A 2021 study published in the journal Science of the Total Environment estimated that invasive species have cost North America more than $26 billion a year since 2010, and the economic cost of invasive species globally has been $1.3 trillion over the past 50 years, according to the U.S. Department of Agriculture.
Yet, it’s rarely discussed in museum spaces.
“A lot of people don’t think about this at all,” says Sarah Crawford, the Museum of Natural History’s director of exhibitions and design. “So it gives us an opportunity to open a dialogue about it.”
When public education campaigns actually do address invasive species, the issue is often couched in alarmist language that misplaces blame for the problem. Some have employed “Wanted” posters that cheekily characterize certain species as villains that need to be banished. But the plants didn’t bring themselves here. A lot of them are ornamental or culinary, which humans intentionally introduced.
“It’s not the plant’s fault. It’s our actions that are leading to this,” Crawford says. “That seems like a very basic message, but just telling the story in that way will be very different from what other museums are doing.”
Messaging campaigns about invasive species can also employ nativistic language that echoes some of the harmful anti-immigration rhetoric infused in geopolitics. Some social scientists have raised ethical questions about the way botanists talk about some species not “belonging” to a place, similar to the way hate groups have talked about migrants.
It doesn’t help that many invasives have geopolitical names—Chinese wisteria, Japanese barberry, Russian olive, Oriental bittersweet.
Then there’s Japanese knotweed.
When talking with the public, Heberling occasionally has noticed a mumbled allusion to immigration politics when he mentions Japanese knotweed, but those moments are rare. More common are exasperated responses about what to do about it.
Like with climate change, discussions of how to address the problem of invasive plants can easily
become overwhelming.
“We will never completely solve the problem of knotweed, and people will always have to deal with it in their land management,” Reeb says. “But we’re trying to spread this message that you have an opportunity to prevent the next knotweed of the future.”
That was the vibe they noticed in Blairsville last summer, when Heberling and Reeb tabled at the knotweed festival.
“We will never completely solve the problem of knotweed, and people will always have to deal with it in their land management. But we’re trying to spread this message that you have an opportunity to prevent the next knotweed of the future.”
–Rachel Reeb, postdoctoral fellow at Carnegie Museum of Natural History
The event—which included a parade, petting zoo, vendors, and crafts—wasn’t actually about highlighting the threats posed by knotweed. Rather, it was a tongue-in-cheek celebration of the plant that covers the borough’s waterways. Many festivalgoers didn’t even know that knotweed was invasive. Others chose to embrace their new reality by turning the plant into crafts or making knotwood soap. In this more relaxed context, Heberling and Reeb were able to have constructive conversations with the public about an issue many had never before considered.

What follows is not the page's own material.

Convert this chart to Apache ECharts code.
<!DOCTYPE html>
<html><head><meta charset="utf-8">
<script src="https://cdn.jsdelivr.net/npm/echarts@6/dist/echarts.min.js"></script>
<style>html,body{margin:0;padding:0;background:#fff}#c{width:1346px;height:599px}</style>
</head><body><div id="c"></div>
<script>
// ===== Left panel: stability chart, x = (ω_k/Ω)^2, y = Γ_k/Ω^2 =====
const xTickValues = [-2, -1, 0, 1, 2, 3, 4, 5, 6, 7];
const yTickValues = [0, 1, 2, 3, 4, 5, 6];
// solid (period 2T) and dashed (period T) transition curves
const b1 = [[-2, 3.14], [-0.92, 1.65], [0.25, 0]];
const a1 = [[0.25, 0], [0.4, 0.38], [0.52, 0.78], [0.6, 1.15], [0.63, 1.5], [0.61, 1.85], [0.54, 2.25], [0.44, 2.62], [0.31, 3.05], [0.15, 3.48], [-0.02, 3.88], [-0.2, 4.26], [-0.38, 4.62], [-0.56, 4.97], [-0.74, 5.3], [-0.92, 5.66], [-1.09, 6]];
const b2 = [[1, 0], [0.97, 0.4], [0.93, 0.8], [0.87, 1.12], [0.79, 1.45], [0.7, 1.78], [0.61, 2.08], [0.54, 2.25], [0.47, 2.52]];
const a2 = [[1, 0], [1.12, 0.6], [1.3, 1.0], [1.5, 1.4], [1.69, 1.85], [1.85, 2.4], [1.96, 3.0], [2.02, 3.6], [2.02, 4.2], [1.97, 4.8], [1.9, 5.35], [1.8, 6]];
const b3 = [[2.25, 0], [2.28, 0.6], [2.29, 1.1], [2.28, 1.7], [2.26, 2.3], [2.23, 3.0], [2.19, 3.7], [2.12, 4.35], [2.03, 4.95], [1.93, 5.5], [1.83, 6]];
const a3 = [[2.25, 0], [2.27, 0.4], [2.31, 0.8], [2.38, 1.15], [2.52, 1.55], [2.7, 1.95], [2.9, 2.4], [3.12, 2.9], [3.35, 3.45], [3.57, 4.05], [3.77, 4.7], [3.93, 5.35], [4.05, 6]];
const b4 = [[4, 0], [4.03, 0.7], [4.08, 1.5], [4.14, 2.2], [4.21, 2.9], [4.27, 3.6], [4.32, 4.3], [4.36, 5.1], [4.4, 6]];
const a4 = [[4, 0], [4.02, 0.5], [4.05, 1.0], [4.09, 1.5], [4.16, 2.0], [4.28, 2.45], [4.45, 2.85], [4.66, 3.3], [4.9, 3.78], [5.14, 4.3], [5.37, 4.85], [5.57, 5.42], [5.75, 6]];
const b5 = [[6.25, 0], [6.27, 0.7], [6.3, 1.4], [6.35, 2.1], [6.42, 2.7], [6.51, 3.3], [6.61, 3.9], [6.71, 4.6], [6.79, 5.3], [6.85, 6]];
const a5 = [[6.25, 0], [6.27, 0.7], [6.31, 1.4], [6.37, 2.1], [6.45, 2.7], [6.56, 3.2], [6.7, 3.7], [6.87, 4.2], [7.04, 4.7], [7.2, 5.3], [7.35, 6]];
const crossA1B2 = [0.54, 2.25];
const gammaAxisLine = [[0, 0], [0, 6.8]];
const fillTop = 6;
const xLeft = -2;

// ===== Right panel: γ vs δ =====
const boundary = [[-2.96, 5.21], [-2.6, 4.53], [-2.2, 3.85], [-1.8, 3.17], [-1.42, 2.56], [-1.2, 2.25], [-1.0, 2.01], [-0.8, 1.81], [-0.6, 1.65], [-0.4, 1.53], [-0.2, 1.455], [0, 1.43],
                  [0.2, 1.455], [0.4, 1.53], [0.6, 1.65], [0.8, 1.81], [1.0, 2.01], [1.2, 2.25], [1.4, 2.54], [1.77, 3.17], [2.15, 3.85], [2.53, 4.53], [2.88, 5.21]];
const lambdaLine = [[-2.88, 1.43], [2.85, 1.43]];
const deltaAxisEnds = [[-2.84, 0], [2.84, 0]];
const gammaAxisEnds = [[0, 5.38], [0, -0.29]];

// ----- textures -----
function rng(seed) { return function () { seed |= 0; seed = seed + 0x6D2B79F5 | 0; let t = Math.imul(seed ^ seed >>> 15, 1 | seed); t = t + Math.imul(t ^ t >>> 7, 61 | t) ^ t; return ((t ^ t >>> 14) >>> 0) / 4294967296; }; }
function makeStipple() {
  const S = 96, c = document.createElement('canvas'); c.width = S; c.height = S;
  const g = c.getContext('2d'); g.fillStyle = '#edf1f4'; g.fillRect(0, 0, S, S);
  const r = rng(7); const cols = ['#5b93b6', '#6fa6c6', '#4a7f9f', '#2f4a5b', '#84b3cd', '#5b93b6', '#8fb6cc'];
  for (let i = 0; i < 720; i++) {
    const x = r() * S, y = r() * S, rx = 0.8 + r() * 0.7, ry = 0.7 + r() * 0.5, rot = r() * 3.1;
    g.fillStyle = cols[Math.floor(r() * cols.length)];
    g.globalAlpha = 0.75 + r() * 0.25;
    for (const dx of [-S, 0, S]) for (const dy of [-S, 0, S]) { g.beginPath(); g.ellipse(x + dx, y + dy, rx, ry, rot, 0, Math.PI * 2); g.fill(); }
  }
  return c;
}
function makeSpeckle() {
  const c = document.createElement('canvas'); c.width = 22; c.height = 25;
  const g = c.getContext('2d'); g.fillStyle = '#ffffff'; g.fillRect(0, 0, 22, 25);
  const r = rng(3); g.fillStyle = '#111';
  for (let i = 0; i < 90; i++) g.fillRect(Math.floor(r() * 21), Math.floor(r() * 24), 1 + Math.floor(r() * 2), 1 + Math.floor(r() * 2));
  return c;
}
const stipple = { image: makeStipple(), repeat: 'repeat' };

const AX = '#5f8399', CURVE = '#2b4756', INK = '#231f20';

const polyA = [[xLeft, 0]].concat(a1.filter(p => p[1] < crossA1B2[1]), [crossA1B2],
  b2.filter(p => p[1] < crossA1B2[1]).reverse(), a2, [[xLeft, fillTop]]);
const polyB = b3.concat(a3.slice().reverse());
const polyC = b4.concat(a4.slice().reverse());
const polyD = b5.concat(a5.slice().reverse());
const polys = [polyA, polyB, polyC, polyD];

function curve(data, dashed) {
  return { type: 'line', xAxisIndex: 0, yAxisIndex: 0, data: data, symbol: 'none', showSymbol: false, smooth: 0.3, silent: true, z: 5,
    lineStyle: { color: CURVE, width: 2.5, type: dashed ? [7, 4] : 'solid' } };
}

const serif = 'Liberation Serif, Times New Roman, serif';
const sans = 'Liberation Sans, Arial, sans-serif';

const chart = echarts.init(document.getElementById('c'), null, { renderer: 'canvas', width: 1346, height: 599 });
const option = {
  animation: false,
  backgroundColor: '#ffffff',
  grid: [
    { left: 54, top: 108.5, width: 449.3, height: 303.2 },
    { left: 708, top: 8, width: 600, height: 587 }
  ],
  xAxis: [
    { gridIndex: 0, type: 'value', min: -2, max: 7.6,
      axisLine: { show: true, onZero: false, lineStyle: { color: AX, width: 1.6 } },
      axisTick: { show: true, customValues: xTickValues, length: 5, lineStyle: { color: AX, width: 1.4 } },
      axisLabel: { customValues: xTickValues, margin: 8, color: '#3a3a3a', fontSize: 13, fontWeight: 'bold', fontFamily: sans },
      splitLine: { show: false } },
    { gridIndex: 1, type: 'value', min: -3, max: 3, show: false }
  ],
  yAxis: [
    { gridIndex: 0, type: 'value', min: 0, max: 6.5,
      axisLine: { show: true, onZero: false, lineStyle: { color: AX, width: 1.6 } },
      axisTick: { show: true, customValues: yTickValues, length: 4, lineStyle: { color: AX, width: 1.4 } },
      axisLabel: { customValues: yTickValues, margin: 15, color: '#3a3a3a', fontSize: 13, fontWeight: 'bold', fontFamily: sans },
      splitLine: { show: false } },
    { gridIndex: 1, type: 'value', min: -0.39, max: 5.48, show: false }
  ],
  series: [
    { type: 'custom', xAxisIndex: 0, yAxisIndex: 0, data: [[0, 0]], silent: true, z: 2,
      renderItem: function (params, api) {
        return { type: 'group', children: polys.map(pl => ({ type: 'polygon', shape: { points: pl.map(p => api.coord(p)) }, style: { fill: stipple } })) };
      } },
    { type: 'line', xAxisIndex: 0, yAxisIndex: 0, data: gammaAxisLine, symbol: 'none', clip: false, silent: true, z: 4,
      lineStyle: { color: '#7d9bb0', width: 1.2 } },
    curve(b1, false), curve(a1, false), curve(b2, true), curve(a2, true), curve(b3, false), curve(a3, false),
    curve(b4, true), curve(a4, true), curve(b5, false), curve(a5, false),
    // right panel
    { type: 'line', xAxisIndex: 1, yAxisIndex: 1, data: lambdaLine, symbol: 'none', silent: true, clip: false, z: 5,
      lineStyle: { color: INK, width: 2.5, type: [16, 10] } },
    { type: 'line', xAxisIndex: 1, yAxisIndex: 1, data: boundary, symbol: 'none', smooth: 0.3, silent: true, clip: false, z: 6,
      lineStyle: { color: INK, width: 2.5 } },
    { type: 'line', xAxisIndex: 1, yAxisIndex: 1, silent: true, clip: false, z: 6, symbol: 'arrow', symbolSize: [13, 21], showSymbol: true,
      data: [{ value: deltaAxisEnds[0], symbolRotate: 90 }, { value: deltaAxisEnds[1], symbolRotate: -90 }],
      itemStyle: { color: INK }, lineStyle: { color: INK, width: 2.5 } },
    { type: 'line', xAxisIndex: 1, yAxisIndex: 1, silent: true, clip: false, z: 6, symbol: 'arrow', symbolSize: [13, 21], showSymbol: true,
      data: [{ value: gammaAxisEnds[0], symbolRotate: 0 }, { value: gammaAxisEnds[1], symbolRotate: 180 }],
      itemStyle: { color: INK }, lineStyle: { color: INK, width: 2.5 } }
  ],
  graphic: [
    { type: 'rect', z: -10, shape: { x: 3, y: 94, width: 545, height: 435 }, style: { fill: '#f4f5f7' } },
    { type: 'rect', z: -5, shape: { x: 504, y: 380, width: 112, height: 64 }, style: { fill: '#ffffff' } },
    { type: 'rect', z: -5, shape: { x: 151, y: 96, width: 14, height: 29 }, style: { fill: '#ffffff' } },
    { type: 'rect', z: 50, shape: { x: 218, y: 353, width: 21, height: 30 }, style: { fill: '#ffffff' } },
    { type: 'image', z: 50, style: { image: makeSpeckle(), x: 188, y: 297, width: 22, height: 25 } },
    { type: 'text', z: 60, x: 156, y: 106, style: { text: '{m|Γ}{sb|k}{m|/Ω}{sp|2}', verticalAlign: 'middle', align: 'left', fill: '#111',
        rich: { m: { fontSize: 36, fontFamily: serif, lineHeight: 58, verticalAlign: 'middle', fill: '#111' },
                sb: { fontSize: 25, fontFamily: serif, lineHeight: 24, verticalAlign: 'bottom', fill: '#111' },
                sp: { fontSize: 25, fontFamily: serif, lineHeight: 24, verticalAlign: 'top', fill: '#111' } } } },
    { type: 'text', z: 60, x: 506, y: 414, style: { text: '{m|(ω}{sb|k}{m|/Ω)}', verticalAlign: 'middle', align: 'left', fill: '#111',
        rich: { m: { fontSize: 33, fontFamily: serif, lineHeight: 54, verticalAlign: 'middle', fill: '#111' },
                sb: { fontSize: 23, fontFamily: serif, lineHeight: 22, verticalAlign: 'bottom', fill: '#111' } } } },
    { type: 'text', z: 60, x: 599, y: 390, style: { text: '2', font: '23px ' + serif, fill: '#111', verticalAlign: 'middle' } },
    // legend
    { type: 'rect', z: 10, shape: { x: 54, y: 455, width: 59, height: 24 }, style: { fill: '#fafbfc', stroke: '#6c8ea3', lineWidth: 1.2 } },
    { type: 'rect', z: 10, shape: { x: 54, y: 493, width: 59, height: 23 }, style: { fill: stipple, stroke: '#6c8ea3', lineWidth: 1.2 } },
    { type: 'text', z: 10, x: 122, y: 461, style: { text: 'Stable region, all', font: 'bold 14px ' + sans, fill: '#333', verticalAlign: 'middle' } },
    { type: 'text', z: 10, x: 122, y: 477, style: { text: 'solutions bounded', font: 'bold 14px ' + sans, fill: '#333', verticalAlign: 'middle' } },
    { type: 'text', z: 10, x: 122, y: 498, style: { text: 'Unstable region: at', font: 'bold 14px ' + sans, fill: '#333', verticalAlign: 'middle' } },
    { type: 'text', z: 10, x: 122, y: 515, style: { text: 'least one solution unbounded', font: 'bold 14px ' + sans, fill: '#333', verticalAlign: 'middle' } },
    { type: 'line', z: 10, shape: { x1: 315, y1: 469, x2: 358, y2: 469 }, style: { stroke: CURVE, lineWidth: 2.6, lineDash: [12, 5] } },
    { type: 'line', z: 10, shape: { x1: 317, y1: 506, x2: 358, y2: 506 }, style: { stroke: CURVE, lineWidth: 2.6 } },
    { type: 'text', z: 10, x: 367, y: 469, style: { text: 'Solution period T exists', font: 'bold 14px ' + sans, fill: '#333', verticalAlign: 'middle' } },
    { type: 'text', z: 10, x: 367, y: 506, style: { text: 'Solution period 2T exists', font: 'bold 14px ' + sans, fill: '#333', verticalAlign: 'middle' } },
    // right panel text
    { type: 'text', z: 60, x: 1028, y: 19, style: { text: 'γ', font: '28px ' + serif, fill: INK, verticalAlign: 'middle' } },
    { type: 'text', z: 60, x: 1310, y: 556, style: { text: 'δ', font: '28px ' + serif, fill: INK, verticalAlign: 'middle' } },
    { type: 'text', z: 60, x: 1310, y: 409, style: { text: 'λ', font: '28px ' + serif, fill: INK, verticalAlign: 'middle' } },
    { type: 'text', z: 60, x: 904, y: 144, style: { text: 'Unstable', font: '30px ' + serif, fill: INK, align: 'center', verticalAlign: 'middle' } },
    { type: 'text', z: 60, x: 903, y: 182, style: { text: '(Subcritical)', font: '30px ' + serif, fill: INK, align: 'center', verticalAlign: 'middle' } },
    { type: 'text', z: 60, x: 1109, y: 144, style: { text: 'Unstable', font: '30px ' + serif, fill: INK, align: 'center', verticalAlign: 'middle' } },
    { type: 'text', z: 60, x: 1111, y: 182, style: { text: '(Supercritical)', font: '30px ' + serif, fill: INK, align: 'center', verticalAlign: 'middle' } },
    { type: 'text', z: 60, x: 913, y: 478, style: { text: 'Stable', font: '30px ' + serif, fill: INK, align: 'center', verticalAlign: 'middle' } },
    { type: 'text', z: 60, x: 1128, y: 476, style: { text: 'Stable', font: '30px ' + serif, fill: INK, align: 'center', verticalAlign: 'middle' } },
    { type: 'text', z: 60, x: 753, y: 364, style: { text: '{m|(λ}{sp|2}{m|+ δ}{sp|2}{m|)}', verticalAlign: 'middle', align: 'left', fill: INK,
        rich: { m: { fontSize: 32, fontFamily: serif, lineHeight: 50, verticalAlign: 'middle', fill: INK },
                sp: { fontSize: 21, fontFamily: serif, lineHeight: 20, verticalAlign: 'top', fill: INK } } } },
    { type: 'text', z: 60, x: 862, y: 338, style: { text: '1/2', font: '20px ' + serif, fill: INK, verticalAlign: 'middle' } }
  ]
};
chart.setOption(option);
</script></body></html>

This is not to say that Reeb and Heberling want to spur complacency. Rather, they are looking for better ways of convincing people to care about this problem. Their exhibition, slated to open next year at the Museum of Natural History, is still being developed, but it will likely be integrated into the Hall of Botany as well as function as a stand-alone exhibition on the third floor overlook that tells a more expanded story.
Reeb notes, “By highlighting stories about invasive species and their impact on our environment and our society, we’re hoping to promote a sense of responsibility.”